DATASET EXTRACT –
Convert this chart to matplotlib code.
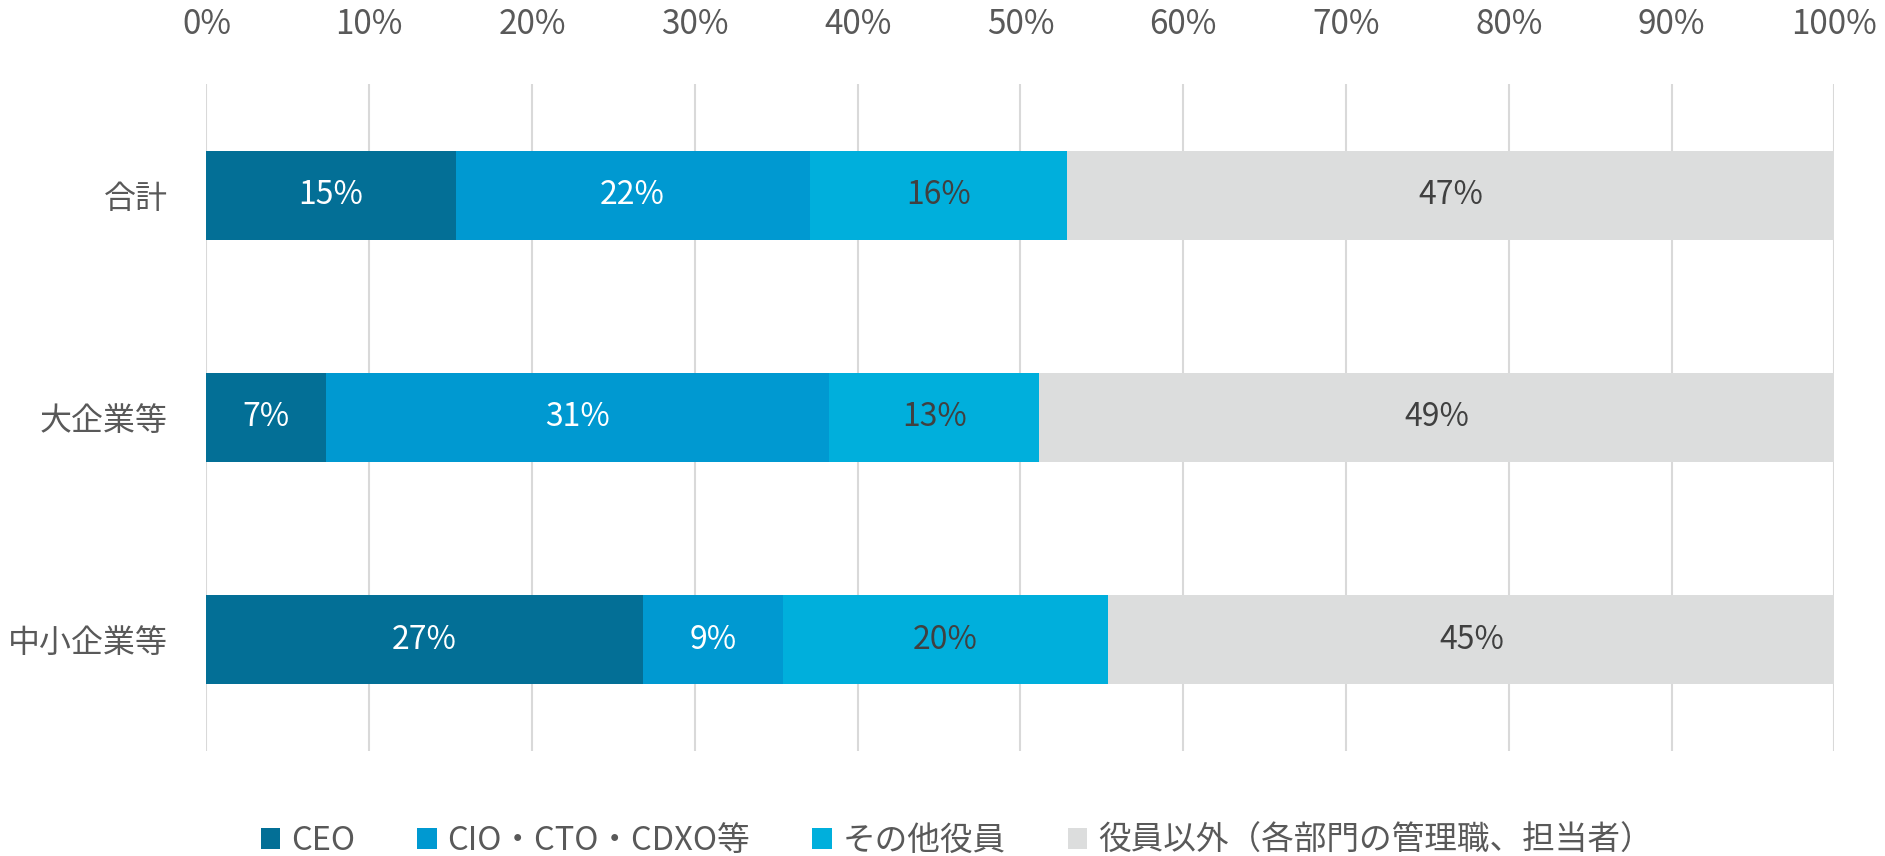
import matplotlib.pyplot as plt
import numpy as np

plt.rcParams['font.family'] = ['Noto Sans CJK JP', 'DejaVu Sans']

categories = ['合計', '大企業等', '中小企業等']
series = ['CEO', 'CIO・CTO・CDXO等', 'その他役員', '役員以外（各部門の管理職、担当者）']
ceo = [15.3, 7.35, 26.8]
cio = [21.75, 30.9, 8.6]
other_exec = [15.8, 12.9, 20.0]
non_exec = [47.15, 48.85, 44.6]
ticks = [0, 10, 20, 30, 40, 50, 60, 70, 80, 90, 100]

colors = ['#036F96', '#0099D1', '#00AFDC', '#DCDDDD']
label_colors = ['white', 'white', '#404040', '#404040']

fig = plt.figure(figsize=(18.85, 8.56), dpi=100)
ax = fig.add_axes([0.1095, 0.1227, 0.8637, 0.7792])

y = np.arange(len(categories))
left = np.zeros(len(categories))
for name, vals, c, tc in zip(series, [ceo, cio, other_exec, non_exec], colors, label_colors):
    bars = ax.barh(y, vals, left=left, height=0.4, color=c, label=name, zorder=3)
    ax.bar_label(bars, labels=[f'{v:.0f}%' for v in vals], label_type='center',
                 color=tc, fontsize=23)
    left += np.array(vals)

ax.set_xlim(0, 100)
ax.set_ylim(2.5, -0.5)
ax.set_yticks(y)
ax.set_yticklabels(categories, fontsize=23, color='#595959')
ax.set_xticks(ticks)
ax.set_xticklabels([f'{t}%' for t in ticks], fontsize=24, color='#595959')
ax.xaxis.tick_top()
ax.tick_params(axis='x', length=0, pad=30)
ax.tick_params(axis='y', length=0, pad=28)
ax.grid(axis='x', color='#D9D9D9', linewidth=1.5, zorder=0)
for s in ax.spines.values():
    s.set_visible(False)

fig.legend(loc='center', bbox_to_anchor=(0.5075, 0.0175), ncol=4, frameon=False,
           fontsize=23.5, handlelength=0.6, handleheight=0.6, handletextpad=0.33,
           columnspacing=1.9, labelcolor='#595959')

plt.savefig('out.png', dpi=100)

WHAT YOU WILL DO – Which lines contain "matplotlib"? Show each of them.

REPLY –
Convert this chart to matplotlib code.
import matplotlib.pyplot as plt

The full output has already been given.